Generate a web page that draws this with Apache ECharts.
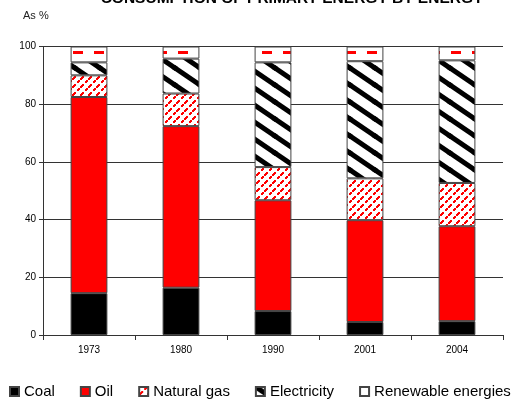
<!DOCTYPE html>
<html>
<head>
<meta charset="utf-8">
<script src="https://cdn.jsdelivr.net/npm/echarts@6/dist/echarts.min.js"></script>
<style>
  html, body { margin: 0; padding: 0; background: #fff; }
  #chart { width: 513px; height: 399px; }
</style>
</head>
<body>
<div id="chart"></div>
<script>
// Primary energy consumption shares, percent of total
const years = ['1973', '1980', '1990', '2001', '2004'];
const coal = [14.5, 16.4, 8.3, 4.5, 4.8];
const oil = [68.0, 56.0, 38.4, 35.3, 32.9];
const naturalGas = [7.5, 11.3, 11.5, 14.5, 15.0];
const electricity = [4.5, 12.1, 36.3, 40.6, 42.5];
const renewables = [5.5, 4.2, 5.5, 5.1, 4.8];
const yTicks = [0, 20, 40, 60, 80, 100];

function makeTile(w, h, draw) {
  const c = document.createElement('canvas');
  c.width = w; c.height = h;
  const ctx = c.getContext('2d');
  ctx.fillStyle = '#fff';
  ctx.fillRect(0, 0, w, h);
  draw(ctx, w, h);
  return { image: c, repeat: 'repeat' };
}

// red dashed "/" hatching
const gasFill = makeTile(8, 8, (ctx) => {
  ctx.fillStyle = '#ff0000';
  ctx.fillRect(0, 6, 2, 2);
  ctx.fillRect(1, 5, 2, 2);
  ctx.fillRect(2, 4, 2, 2);
  ctx.fillRect(5, 1, 2, 2);
  ctx.fillRect(6, 0, 2, 2);
});

// thick black "\" stripes
const elecFill = makeTile(25, 17, (ctx, w, h) => {
  ctx.strokeStyle = '#000';
  ctx.lineWidth = 5;
  const offs = [[0, 0], [0, -h], [0, h], [-w, 0], [w, 0]];
  offs.forEach(([dx, dy]) => {
    ctx.beginPath();
    ctx.moveTo(dx - 2, dy - 2 * h / w);
    ctx.lineTo(dx + w + 2, dy + h + 2 * h / w);
    ctx.stroke();
  });
});

// sparse red horizontal dashes
const renewFill = makeTile(21, 20, (ctx) => {
  ctx.fillStyle = '#ff0000';
  ctx.fillRect(10, 11, 10, 3);
});

function bar(name, data, color) {
  return {
    name: name,
    type: 'bar',
    stack: 'total',
    data: data,
    barWidth: '40%',
    itemStyle: { color: color, borderColor: '#444', borderWidth: 1 },
    emphasis: { disabled: true }
  };
}

const chart = echarts.init(document.getElementById('chart'), null, { renderer: 'canvas' });
chart.setOption({
  animation: false,
  backgroundColor: '#fff',
  title: {
    text: 'CONSUMPTION OF PRIMARY ENERGY BY ENERGY',
    left: 287,
    textAlign: 'center',
    top: -14,
    textStyle: { fontFamily: 'Liberation Sans, Arial, sans-serif', fontSize: 15.5, fontWeight: 'bold', color: '#000' }
  },
  graphic: [{
    type: 'text',
    left: 23,
    top: 10,
    style: { text: 'As %', font: '11px "Liberation Sans", Arial, sans-serif', fill: '#222' }
  }],
  grid: { left: 43, right: 10, top: 46.5, bottom: 64 },
  legend: {
    top: 384,
    left: 9,
    width: 504,
    padding: 0,
    itemWidth: 9,
    itemHeight: 9,
    itemGap: 25,
    icon: 'rect',
    textStyle: { fontFamily: 'Liberation Sans, Arial, sans-serif', fontSize: 15, color: '#000', padding: [0, 0, 0, 0] },
    data: ['Coal', 'Oil', 'Natural gas', 'Electricity', 'Renewable energies']
  },
  xAxis: {
    type: 'category',
    data: years,
    axisLine: { lineStyle: { color: '#333', width: 1 } },
    axisTick: { show: true, alignWithLabel: false, length: 5, lineStyle: { color: '#333' } },
    axisLabel: { fontFamily: 'Liberation Sans, Arial, sans-serif', fontSize: 10, color: '#000', margin: 10 }
  },
  yAxis: {
    type: 'value',
    min: yTicks[0],
    max: yTicks[yTicks.length - 1],
    interval: yTicks[1] - yTicks[0],
    axisLine: { show: true, lineStyle: { color: '#333', width: 1 } },
    axisTick: { show: true, length: 4, lineStyle: { color: '#333' } },
    axisLabel: { fontFamily: 'Liberation Sans, Arial, sans-serif', fontSize: 10, color: '#000', margin: 7 },
    splitLine: { lineStyle: { color: '#333', width: 1 } }
  },
  series: [
    bar('Coal', coal, '#000000'),
    bar('Oil', oil, '#ff0000'),
    bar('Natural gas', naturalGas, gasFill),
    bar('Electricity', electricity, elecFill),
    bar('Renewable energies', renewables, renewFill)
  ]
});
</script>
</body>
</html>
☆ ☆ ☆ ☆ ☆
• _DIRECTIONS FOR THIS TASK_: Make an exact copy of the data above, pictures excluded.

• _WORKED SOLUTION_:
Generate a web page that draws this with Apache ECharts.
<!DOCTYPE html>
<html>
<head>
<meta charset="utf-8">
<script src="https://cdn.jsdelivr.net/npm/echarts@6/dist/echarts.min.js"></script>
<style>
  html, body { margin: 0; padding: 0; background: #fff; }
  #chart { width: 513px; height: 399px; }
</style>
</head>
<body>
<div id="chart"></div>
<script>
// Primary energy consumption shares, percent of total
const years = ['1973', '1980', '1990', '2001', '2004'];
const coal = [14.5, 16.4, 8.3, 4.5, 4.8];
const oil = [68.0, 56.0, 38.4, 35.3, 32.9];
const naturalGas = [7.5, 11.3, 11.5, 14.5, 15.0];
const electricity = [4.5, 12.1, 36.3, 40.6, 42.5];
const renewables = [5.5, 4.2, 5.5, 5.1, 4.8];
const yTicks = [0, 20, 40, 60, 80, 100];

function makeTile(w, h, draw) {
  const c = document.createElement('canvas');
  c.width = w; c.height = h;
  const ctx = c.getContext('2d');
  ctx.fillStyle = '#fff';
  ctx.fillRect(0, 0, w, h);
  draw(ctx, w, h);
  return { image: c, repeat: 'repeat' };
}

// red dashed "/" hatching
const gasFill = makeTile(8, 8, (ctx) => {
  ctx.fillStyle = '#ff0000';
  ctx.fillRect(0, 6, 2, 2);
  ctx.fillRect(1, 5, 2, 2);
  ctx.fillRect(2, 4, 2, 2);
  ctx.fillRect(5, 1, 2, 2);
  ctx.fillRect(6, 0, 2, 2);
});

// thick black "\" stripes
const elecFill = makeTile(25, 17, (ctx, w, h) => {
  ctx.strokeStyle = '#000';
  ctx.lineWidth = 5;
  const offs = [[0, 0], [0, -h], [0, h], [-w, 0], [w, 0]];
  offs.forEach(([dx, dy]) => {
    ctx.beginPath();
    ctx.moveTo(dx - 2, dy - 2 * h / w);
    ctx.lineTo(dx + w + 2, dy + h + 2 * h / w);
    ctx.stroke();
  });
});

// sparse red horizontal dashes
const renewFill = makeTile(21, 20, (ctx) => {
  ctx.fillStyle = '#ff0000';
  ctx.fillRect(10, 11, 10, 3);
});

function bar(name, data, color) {
  return {
    name: name,
    type: 'bar',
    stack: 'total',
    data: data,
    barWidth: '40%',
    itemStyle: { color: color, borderColor: '#444', borderWidth: 1 },
    emphasis: { disabled: true }
  };
}

const chart = echarts.init(document.getElementById('chart'), null, { renderer: 'canvas' });
chart.setOption({
  animation: false,
  backgroundColor: '#fff',
  title: {
    text: 'CONSUMPTION OF PRIMARY ENERGY BY ENERGY',
    left: 287,
    textAlign: 'center',
    top: -14,
    textStyle: { fontFamily: 'Liberation Sans, Arial, sans-serif', fontSize: 15.5, fontWeight: 'bold', color: '#000' }
  },
  graphic: [{
    type: 'text',
    left: 23,
    top: 10,
    style: { text: 'As %', font: '11px "Liberation Sans", Arial, sans-serif', fill: '#222' }
  }],
  grid: { left: 43, right: 10, top: 46.5, bottom: 64 },
  legend: {
    top: 384,
    left: 9,
    width: 504,
    padding: 0,
    itemWidth: 9,
    itemHeight: 9,
    itemGap: 25,
    icon: 'rect',
    textStyle: { fontFamily: 'Liberation Sans, Arial, sans-serif', fontSize: 15, color: '#000', padding: [0, 0, 0, 0] },
    data: ['Coal', 'Oil', 'Natural gas', 'Electricity', 'Renewable energies']
  },
  xAxis: {
    type: 'category',
    data: years,
    axisLine: { lineStyle: { color: '#333', width: 1 } },
    axisTick: { show: true, alignWithLabel: false, length: 5, lineStyle: { color: '#333' } },
    axisLabel: { fontFamily: 'Liberation Sans, Arial, sans-serif', fontSize: 10, color: '#000', margin: 10 }
  },
  yAxis: {
    type: 'value',
    min: yTicks[0],
    max: yTicks[yTicks.length - 1],
    interval: yTicks[1] - yTicks[0],
    axisLine: { show: true, lineStyle: { color: '#333', width: 1 } },
    axisTick: { show: true, length: 4, lineStyle: { color: '#333' } },
    axisLabel: { fontFamily: 'Liberation Sans, Arial, sans-serif', fontSize: 10, color: '#000', margin: 7 },
    splitLine: { lineStyle: { color: '#333', width: 1 } }
  },
  series: [
    bar('Coal', coal, '#000000'),
    bar('Oil', oil, '#ff0000'),
    bar('Natural gas', naturalGas, gasFill),
    bar('Electricity', electricity, elecFill),
    bar('Renewable energies', renewables, renewFill)
  ]
});
</script>
</body>
</html>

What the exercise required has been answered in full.